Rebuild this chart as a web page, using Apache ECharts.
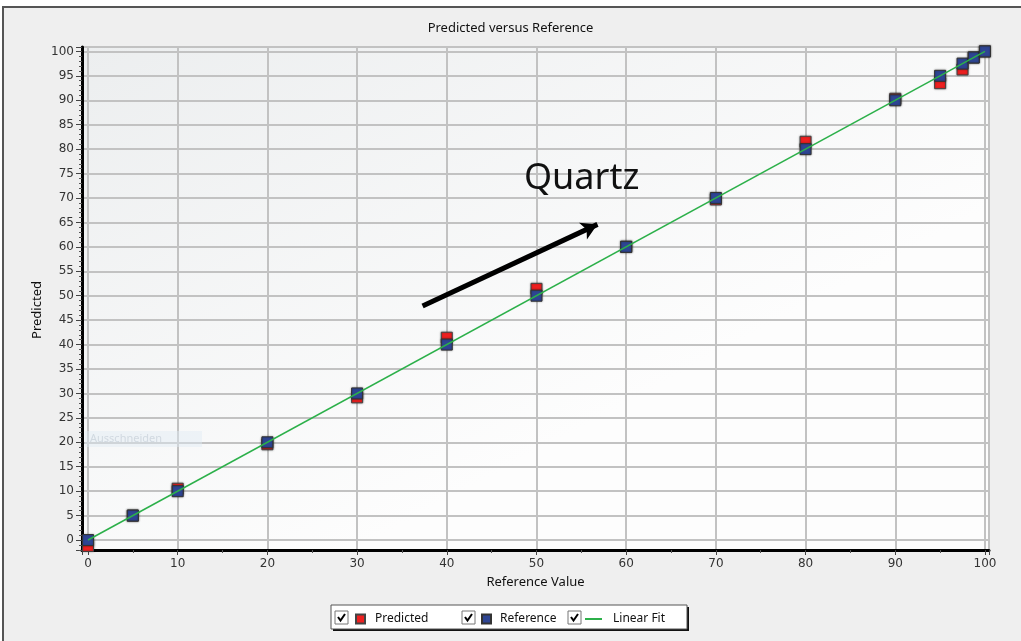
<!DOCTYPE html>
<html>
<head>
<meta charset="utf-8">
<script src="https://cdn.jsdelivr.net/npm/echarts@6/dist/echarts.min.js"></script>
<style>
html,body{margin:0;padding:0;background:#ffffff;}
#chart{width:1021px;height:641px;}
</style>
</head>
<body>
<div id="chart"></div>
<script>
// ---- data ----
const referenceValues = [0, 5, 10, 20, 30, 40, 50, 60, 70, 80, 90, 95, 97.5, 98.75, 100];
const predictedValues = [-1.2, 5, 10.5, 19.6, 29.2, 41.4, 51.4, 60, 69.7, 81.5, 90.3, 93.5, 96.3, 98.75, 100];
const fitX = [0, 100];
const fitY = [0, 100];
const seriesNames = ['Predicted', 'Reference', 'Linear Fit'];
const arrowStart = [37.3, 47.9];
const arrowEnd = [56.8, 64.6];
const annotationText = 'Quartz';

const predictedData = referenceValues.map((x, i) => [x, predictedValues[i]]);
const referenceData = referenceValues.map((x) => [x, x]);
const fitData = fitX.map((x, i) => [x, fitY[i]]);

const chart = echarts.init(document.getElementById('chart'));

function checkbox(x, y) {
  return [
    { type: 'rect', z: 20, silent: true, shape: { x: x, y: y, width: 13, height: 13 },
      style: { fill: '#ffffff', stroke: '#777777', lineWidth: 1 } },
    { type: 'polyline', z: 21, silent: true,
      shape: { points: [[x + 3, y + 6], [x + 5.5, y + 9.5], [x + 10, y + 3]] },
      style: { fill: null, stroke: '#000000', lineWidth: 2 } }
  ];
}

const legendText = { fontFamily: 'Noto Sans', fontSize: 12, color: '#111', padding: [0, 0, 0, 5] };

const option = {
  backgroundColor: '#ffffff',
  animation: false,
  title: {
    text: 'Predicted versus Reference',
    left: 'center', top: 17,
    textStyle: { fontFamily: 'Noto Sans', fontSize: 13, fontWeight: 'normal', color: '#111' }
  },
  graphic: [
    { type: 'rect', z: -10, silent: true,
      shape: { x: 3, y: 7, width: 1030, height: 640 },
      style: { fill: '#efefef', stroke: '#555555', lineWidth: 2 } },
    { type: 'rect', z: 1, silent: true,
      shape: { x: 85, y: 431, width: 117, height: 16 },
      style: { fill: 'rgba(225,235,245,0.45)' } },
    { type: 'text', z: 1, silent: true, x: 90, y: 433,
      style: { text: 'Ausschneiden', fontFamily: 'Noto Sans', fontSize: 11, fill: 'rgba(190,200,210,0.6)' } },
    { type: 'text', silent: true, x: 37, y: 310, rotation: Math.PI / 2,
      style: { text: 'Predicted', fontFamily: 'Noto Sans', fontSize: 13, fill: '#111',
               align: 'center', verticalAlign: 'middle' } },
    { type: 'text', silent: true, z: 10, x: 524, y: 161,
      style: { text: annotationText, fontFamily: 'Noto Sans', fontSize: 36, fill: '#111' } },
    { type: 'rect', silent: true, z: 5,
      shape: { x: 333, y: 607, width: 356, height: 24 },
      style: { fill: '#111111' } },
    { type: 'rect', silent: true, z: 6,
      shape: { x: 331, y: 605, width: 356, height: 24 },
      style: { fill: '#ffffff', stroke: '#555555', lineWidth: 1 } }
  ].concat(checkbox(335, 611), checkbox(462, 611), checkbox(568, 611)),
  legend: [
    { data: [seriesNames[0]], left: 355, top: 613, padding: 0, itemWidth: 9, itemHeight: 9, icon: 'rect',
      textStyle: legendText, selectedMode: false, z: 8 },
    { data: [seriesNames[1]], left: 481, top: 613, padding: 0, itemWidth: 9, itemHeight: 9, icon: 'rect',
      textStyle: Object.assign({}, legendText, { padding: [0, 0, 0, 4] }), selectedMode: false, z: 8 },
    { data: [seriesNames[2]], left: 585, top: 613, padding: 0, itemWidth: 17, itemHeight: 2, icon: 'rect',
      textStyle: Object.assign({}, legendText, { padding: [0, 0, 0, 6] }), selectedMode: false, z: 8 }
  ],
  grid: {
    left: 82, right: 32, top: 47, bottom: 91,
    show: true,
    borderColor: '#4a4a4a', borderWidth: 2,
    backgroundColor: {
      type: 'linear', x: 0, y: 0, x2: 0.3, y2: 1,
      colorStops: [{ offset: 0, color: '#eceeef' }, { offset: 1, color: '#fdfdfd' }]
    }
  },
  xAxis: {
    type: 'value',
    min: -0.67, max: 100.45,
    splitNumber: 10,
    name: 'Reference Value',
    nameLocation: 'middle', nameGap: 26,
    nameTextStyle: { fontFamily: 'Noto Sans', fontSize: 13, color: '#111' },
    axisLine: { show: true, onZero: false, lineStyle: { color: '#000', width: 3 } },
    axisTick: { show: true, length: 5, lineStyle: { color: '#444', width: 1 } },
    minorTick: { show: true, splitNumber: 2, length: 3, lineStyle: { color: '#555' } },
    axisLabel: {
      fontFamily: 'DejaVu Sans', fontSize: 12, color: '#333', margin: 8,
      showMinLabel: true, showMaxLabel: true,
      formatter: (v) => (Math.abs(v % 10) < 1e-9 ? String(v) : '')
    },
    splitLine: { show: true, lineStyle: { color: '#c2c2c2', width: 2 } }
  },
  yAxis: {
    type: 'value',
    min: -2.04, max: 100.9,
    splitNumber: 20,
    axisLine: { show: true, onZero: false, lineStyle: { color: '#000', width: 3 } },
    axisTick: { show: true, length: 6, lineStyle: { color: '#444', width: 1 } },
    minorTick: { show: true, splitNumber: 5, length: 3, lineStyle: { color: '#555' } },
    axisLabel: {
      fontFamily: 'DejaVu Sans', fontSize: 12, color: '#333', margin: 8,
      formatter: (v) => (Math.abs(v % 5) < 1e-9 ? String(v) : '')
    },
    splitLine: { show: true, lineStyle: { color: '#c2c2c2', width: 2 } }
  },
  series: [
    {
      name: seriesNames[0], type: 'scatter', data: predictedData,
      symbol: 'rect', symbolSize: 11, z: 3,
      itemStyle: { color: '#ee2020', opacity: 1, borderColor: '#444', borderWidth: 1,
                   shadowBlur: 2, shadowColor: 'rgba(0,0,0,0.35)' }
    },
    {
      name: seriesNames[1], type: 'scatter', data: referenceData,
      symbol: 'rect', symbolSize: 11, z: 4,
      itemStyle: { color: '#2e4593', opacity: 1, borderColor: '#333', borderWidth: 1,
                   shadowBlur: 2, shadowColor: 'rgba(0,0,0,0.35)' }
    },
    {
      name: seriesNames[2], type: 'line', data: fitData,
      showSymbol: false, symbol: 'none', z: 5,
      itemStyle: { color: '#2cb04a' },
      lineStyle: { color: '#2cb04a', width: 1.5 },
      markLine: {
        silent: true, symbol: ['none', 'arrow'], symbolSize: [14, 16],
        label: { show: false },
        lineStyle: { color: '#000', width: 5, type: 'solid' },
        data: [[{ coord: arrowStart }, { coord: arrowEnd }]]
      }
    }
  ]
};
chart.setOption(option);
</script>
</body>
</html>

AIM: In the data above, please extract the lines from the first one through the line with "const chart = echarts.init(document.getElementById('chart'));", exactly, and keep pictures out.

ANSWER FOR THIS EXERCISE:
Rebuild this chart as a web page, using Apache ECharts.
<!DOCTYPE html>
<html>
<head>
<meta charset="utf-8">
<script src="https://cdn.jsdelivr.net/npm/echarts@6/dist/echarts.min.js"></script>
<style>
html,body{margin:0;padding:0;background:#ffffff;}
#chart{width:1021px;height:641px;}
</style>
</head>
<body>
<div id="chart"></div>
<script>
// ---- data ----
const referenceValues = [0, 5, 10, 20, 30, 40, 50, 60, 70, 80, 90, 95, 97.5, 98.75, 100];
const predictedValues = [-1.2, 5, 10.5, 19.6, 29.2, 41.4, 51.4, 60, 69.7, 81.5, 90.3, 93.5, 96.3, 98.75, 100];
const fitX = [0, 100];
const fitY = [0, 100];
const seriesNames = ['Predicted', 'Reference', 'Linear Fit'];
const arrowStart = [37.3, 47.9];
const arrowEnd = [56.8, 64.6];
const annotationText = 'Quartz';

const predictedData = referenceValues.map((x, i) => [x, predictedValues[i]]);
const referenceData = referenceValues.map((x) => [x, x]);
const fitData = fitX.map((x, i) => [x, fitY[i]]);

const chart = echarts.init(document.getElementById('chart'));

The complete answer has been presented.